Le Sénat kényan devait commencer mercredi l’examen de la destitution du vice-président Rigathi Gachagua, accélérant le processus vers sa possible révocation, au lendemain d’un vote de l’Assemblée nationale. Cette procédure inédite contre le n°2 de l’Etat, lancée le 1er octobre par un député de la coalition présidentielle, marque le point culminant de plusieurs mois de conflit entre le président William Ruto et son adjoint, au pouvoir depuis leur victoire à la présidentielle d’août 2022.
Le Sénat avait sept jours pour se saisir de ce dossier, mais l’a placé à l’ordre du jour de sa session de mercredi, quelques heures à peine après un vote de l’Assemblée nationale. Il doit désormais se prononcer dans un délai maximum de dix jours.
Mardi soir, les députés ont approuvé, par 282 voix sur 349, une motion demandant la destitution de Rigathi Gachagua sur la base de onze motifs dont ceux d' »atteinte à l’unité nationale », d' »insubordination » envers le président ainsi que de nombreuses suspicions de « crimes économiques » soit détournements de fonds publics, conflits d’intérêts, abus de pouvoir.
Rigathi Gachagua, 59 ans, a promis de se battre « jusqu’au bout » contre cette procédure qu’il a qualifiée de « pure propagande » et de « complot visant à (le) chasser du pouvoir », avec l’approbation du chef de l’Etat.
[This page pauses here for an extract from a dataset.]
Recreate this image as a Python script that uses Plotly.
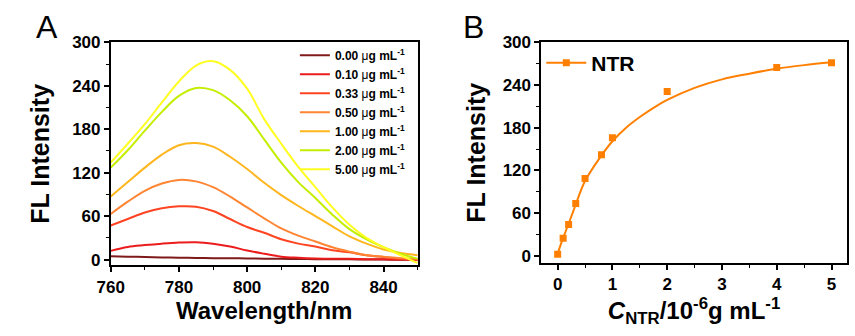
import plotly.graph_objects as go

# ---------------- Panel A data ----------------
wavelength = [760, 765, 770, 775, 780, 785, 790, 795, 800, 805,
              810, 815, 820, 825, 830, 835, 840, 845, 850]
conc_labels = ["0.00 μg mL<sup>-1</sup>", "0.10 μg mL<sup>-1</sup>", "0.33 μg mL<sup>-1</sup>",
               "0.50 μg mL<sup>-1</sup>", "1.00 μg mL<sup>-1</sup>", "2.00 μg mL<sup>-1</sup>",
               "5.00 μg mL<sup>-1</sup>"]
fl_000 = [4.5, 4.0, 3.5, 3.0, 2.5, 2.3, 2.0, 1.8, 1.5, 1.2, 1.0, 0.8, 0.5, 0.4, 0.3, 0.2, 0.0, -0.2, -0.5]
fl_010 = [12, 17.5, 20, 22, 23.5, 24, 22, 18, 12.5, 8, 4, 2.5, 1.5, 1.0, 1.0, 0.5, 0.5, 0.0, 0.0]
fl_033 = [47, 56, 65, 71, 73.5, 73, 67, 56, 45, 37, 28, 22, 18, 13, 10, 6, 3.5, 1, -1]
fl_050 = [63, 80, 95, 105, 110, 108, 100, 87, 72, 57, 43, 33, 25, 17, 11, 6, 4, 2, 1]
fl_100 = [87, 107, 127, 145, 158, 161, 156, 142, 125, 106, 89, 74, 60, 46, 32, 22, 14, 9, 6]
fl_200 = [127, 151, 178, 204, 226, 237, 234, 220, 198, 166, 134, 107, 85, 62, 42, 28, 17, 8, 1]
fl_500 = [134, 160, 187, 217, 246, 268, 274, 262, 236, 194, 160, 128, 100, 72, 48, 30, 17, 6, -5]
spectra = [fl_000, fl_010, fl_033, fl_050, fl_100, fl_200, fl_500]
spectra_colors = ["#7f1a1a", "#ec1c1c", "#ff4422", "#ff8533", "#ffb61e", "#c4ee00", "#ffff22"]

# ---------------- Panel B data ----------------
c_ntr = [0, 0.1, 0.2, 0.33, 0.5, 0.8, 1, 2, 4, 5]
fl_ntr = [2, 24.7, 44, 73.5, 108.5, 142, 166, 231, 264.5, 271.5]
fit_x = [0, 0.1, 0.2, 0.33, 0.5, 0.8, 1, 1.25, 1.5, 1.75, 2, 2.5, 3, 3.5, 4, 4.5, 5]
fit_y = [3, 25, 45, 72, 105, 141, 161, 180, 195, 208, 219, 236, 248, 256, 263, 268, 272]
ntr_color = "#ff8000"

FONT = "Liberation Sans, Arial, sans-serif"

fig = go.Figure()

for lab, ys, col in zip(conc_labels, spectra, spectra_colors):
    fig.add_trace(go.Scatter(
        x=wavelength, y=ys, mode="lines", name="<b>" + lab.replace("μ", "</b>μ<b>") + "</b>",
        line=dict(color=col, width=2, shape="spline", smoothing=1.0),
        xaxis="x", yaxis="y", legend="legend"))

fig.add_trace(go.Scatter(
    x=fit_x, y=fit_y, mode="lines", line=dict(color=ntr_color, width=2, shape="spline"),
    showlegend=False, xaxis="x2", yaxis="y2", hoverinfo="skip"))
fig.add_trace(go.Scatter(
    x=c_ntr, y=fl_ntr, mode="markers", marker=dict(symbol="square", size=7, color=ntr_color),
    showlegend=False, xaxis="x2", yaxis="y2"))
# legend entry for NTR (line + marker)
fig.add_trace(go.Scatter(
    x=[None], y=[None], mode="lines+markers", name="<b>NTR</b>",
    line=dict(color=ntr_color, width=2), marker=dict(symbol="square", size=7, color=ntr_color),
    xaxis="x2", yaxis="y2", legend="legend2"))

axis_common = dict(
    showline=True, linecolor="black", linewidth=1.6, mirror=True,
    ticks="outside", ticklen=5, tickwidth=1.5, tickcolor="black",
    showgrid=False, zeroline=False,
    tickfont=dict(family=FONT, size=17, color="black", weight="bold"),
)

fig.update_layout(
    width=855, height=336,
    margin=dict(l=0, r=0, t=0, b=0),
    paper_bgcolor="white", plot_bgcolor="white",
    font=dict(family=FONT, color="black"),
    xaxis=dict(domain=[0.115, 0.480], range=[760, 850], dtick=20, tick0=760,
               minor=dict(dtick=10, ticks="outside", ticklen=3, tickcolor="black", tickwidth=1.2),
               title=dict(text="<b>Wavelength/nm</b>", font=dict(family=FONT, size=24), standoff=2),
               anchor="y", **axis_common),
    yaxis=dict(domain=[0.2063, 0.8967], range=[-8, 300], dtick=60, tick0=0,
               minor=dict(dtick=30, ticks="outside", ticklen=3, tickcolor="black", tickwidth=1.2),
               title=dict(text="<b>FL Intensity</b>", font=dict(family=FONT, size=25), standoff=15),
               anchor="x", **axis_common),
    xaxis2=dict(domain=[0.6269, 0.9903], range=[-0.3, 5.28], dtick=1, tick0=0,
                minor=dict(dtick=0.5, ticks="outside", ticklen=3, tickcolor="black", tickwidth=1.2),
                title=dict(text="<b><i>C</i><sub>NTR</sub>/10<sup>-6</sup>g mL<sup>-1</sup></b>",
                           font=dict(family=FONT, size=24), standoff=2),
                anchor="y2", **axis_common),
    yaxis2=dict(domain=[0.2134, 0.8967], range=[-10.3, 300], dtick=60, tick0=0,
                minor=dict(dtick=30, ticks="outside", ticklen=3, tickcolor="black", tickwidth=1.2),
                title=dict(text="<b>FL Intensity</b>", font=dict(family=FONT, size=25), standoff=10),
                anchor="x2", **axis_common),
    legend=dict(x=0.334, y=0.902, xanchor="left", yanchor="top",
                bgcolor="rgba(0,0,0,0)", font=dict(family=FONT, size=12, color="black"),
                tracegroupgap=0, itemwidth=30),
    legend2=dict(x=0.627, y=0.896, xanchor="left", yanchor="top",
                 bgcolor="rgba(0,0,0,0)", font=dict(family=FONT, size=21, color="black"),
                 itemwidth=40),
    annotations=[
        dict(text="A", x=34 / 855, y=1 - 19 / 336, xref="paper", yref="paper",
             xanchor="center", yanchor="middle",
             showarrow=False, font=dict(family=FONT, size=32, color="black")),
        dict(text="B", x=467 / 855, y=1 - 19 / 336, xref="paper", yref="paper",
             xanchor="center", yanchor="middle",
             showarrow=False, font=dict(family=FONT, size=32, color="black")),
    ],
)

fig.write_html("out.html")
Doté d’un solide réseau d’influence notamment dans la région stratégique du Mont Kenya, cet homme politique de l’ethnie kikuyu a joué un rôle crucial dans la victoire de William Ruto face à son rival Raila Odinga. Mais les relations entre les deux hommes à la tête de l’Etat se sont détériorées notamment depuis un mouvement de contestation antigouvernementale qui a secoué le pays en juin et juillet.
Les détracteurs de Rigathi Gachagua l’accusent de ne pas avoir soutenu le chef de l’Etat face aux manifestations qui demandaient sa démission. La répression de ce mouvement a fait plus de 60 morts. Le vice-président s’estime depuis mis à l’écart par le président, qui a en revanche commencé à se rapprocher du Mouvement démocratique orange, ODM de Raila Odinga.
En cas d’adoption, il serait le premier vice-président écarté du pouvoir via cette procédure, instaurée dans la Constitution de 2010. Mais il pourrait contester la décision en justice. En 1989, le vice-président Josephat Karanja avait démissionné dans des conditions similaires, avant un vote de défiance l’accusant de saper l’autorité du président Daniel arap Moi.